Police also plans to use new software to analyze crime data and be more “predictive” in determining where certain types of crimes are occurring.
After explaining the department’s goals for 2023, Porter fielded questions from the public. Questions ranged from avoiding becoming a victim to his plans to reduce response times.
In particular, he said response times can vary depending on the type of call. For example, robberies and felony assault, what he called “Part 1 crimes” take priority, as do domestic violence calls, shootings, and traffic crashes with injuries.
In such cases, police typically respond in less than 11 minutes.
For lower priority calls, like a break-in at an unoccupied building, the wait could be longer, he said.
He said the department’s staffing levels, which have been a source of frustration and led to an ongoing recruitment drive that saw the department add 21 officers in about five months, are partially to blame for longer response times on lower priority calls.
“As we get more manpower, that’ll help us. And coming into the new year, we’re going to be looking at ways that we can realign our officers in a way that will make us more efficient,” Porter told Hearst Connecticut.

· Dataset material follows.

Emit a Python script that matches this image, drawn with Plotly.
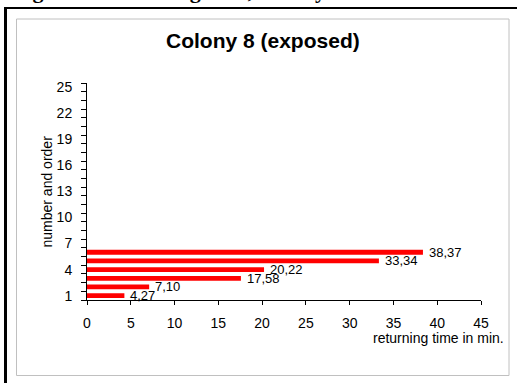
import plotly.graph_objects as go

# Returning time per bee (in order of return), Colony 8, exposed group
order = [1, 2, 3, 4, 5, 6]
minutes = [4.27, 7.10, 17.58, 20.22, 33.34, 38.37]
x_ticks = [0, 5, 10, 15, 20, 25, 30, 35, 40, 45]
y_ticks = [1, 4, 7, 10, 13, 16, 19, 22, 25]

labels = [f"{v:.2f}".replace(".", ",") for v in minutes]

W, H = 517, 383
L, R, T, B = 87, 481, 83, 300  # plot area in pixels


def px(x):
    return (x - L) / (R - L)


def py(y):
    return (B - y) / (B - T)


font = "Liberation Sans, Arial, sans-serif"

fig = go.Figure(
    go.Bar(
        x=minutes,
        y=order,
        orientation="h",
        width=0.55,
        marker=dict(color="#ff0000", line=dict(width=0)),
        hoverinfo="x+y",
    )
)

fig.update_layout(
    width=W,
    height=H,
    margin=dict(l=L, r=W - R, t=T, b=H - B, pad=0),
    paper_bgcolor="white",
    plot_bgcolor="white",
    showlegend=False,
    font=dict(family=font, color="black"),
    xaxis=dict(
        range=[0, 45],
        tickvals=x_ticks,
        ticks="outside",
        ticklen=4,
        tickcolor="black",
        showline=True,
        linecolor="black",
        linewidth=1,
        showgrid=False,
        zeroline=False,
        tickfont=dict(size=14, family=font),
        ticklabelstandoff=6,
    ),
    yaxis=dict(
        range=[0.5, 25.5],
        tickvals=y_ticks,
        ticks="outside",
        ticklen=5,
        tickcolor="rgba(0,0,0,0)",
        showline=True,
        linecolor="black",
        linewidth=1,
        showgrid=False,
        zeroline=False,
        tickfont=dict(size=14, family=font),
        ticklabelstandoff=6,
        minor=dict(tick0=0.5, dtick=1, ticks="outside", ticklen=5,
                   tickcolor="black", showgrid=False),
    ),
)

shapes = [
    # page frame
    dict(type="line", xref="paper", yref="paper",
         x0=px(4), x1=px(530), y0=py(8), y1=py(8),
         line=dict(color="black", width=2)),
    dict(type="line", xref="paper", yref="paper",
         x0=px(5.5), x1=px(5.5), y0=py(7), y1=py(400),
         line=dict(color="black", width=3)),
    # chart area border
    dict(type="rect", xref="paper", yref="paper",
         x0=px(16.5), x1=px(509), y0=py(19), y1=py(375.5),
         line=dict(color="#c0c0c0", width=1), fillcolor="rgba(0,0,0,0)",
         layer="below"),
]
fig.update_layout(shapes=shapes)

annotations = [
    dict(text="<b>Colony 8 (exposed)</b>", xref="paper", yref="paper",
         x=px(263), y=py(41), xanchor="center", yanchor="middle",
         showarrow=False, font=dict(family=font, size=21, color="black")),
    dict(text="returning time in min.", xref="paper", yref="paper",
         x=px(506), y=py(338), xanchor="right", yanchor="middle",
         showarrow=False, font=dict(family=font, size=14, color="black")),
    dict(text="number and order", xref="paper", yref="paper",
         x=px(46), y=py(191.5), xanchor="center", yanchor="middle",
         textangle=-90, showarrow=False,
         font=dict(family=font, size=14, color="black")),
    dict(text="<b>Figure 8: Returning time, Colony 8</b>", xref="paper",
         yref="paper", x=px(12), y=py(4), xanchor="left", yanchor="bottom",
         showarrow=False, borderpad=0,
         font=dict(family="Liberation Serif, Times New Roman, serif",
                   size=22, color="black")),
]

# value labels just past the end of each bar
for v, k, t in zip(minutes, order, labels):
    annotations.append(dict(
        text=t, x=v, y=k, xref="x", yref="y", xanchor="left",
        yanchor="middle", xshift=4, showarrow=False,
        font=dict(family=font, size=13, color="black")))

fig.update_layout(annotations=annotations)

fig.write_html("out.html")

Bridgeport City Council Member Jeanette Herron, who serves the southern part of the city’s North End neighborhood, called the drop in crime a “sign that our police department is doing a great job.”
She also alluded to how Bridgeport police have been losing officers to other departments, with health care costs being one of the reasons officers have given for leaving the city.
“But overall, whether they’re unhappy or not, they do their job. And I have to give them a lot of credit,” Herron said.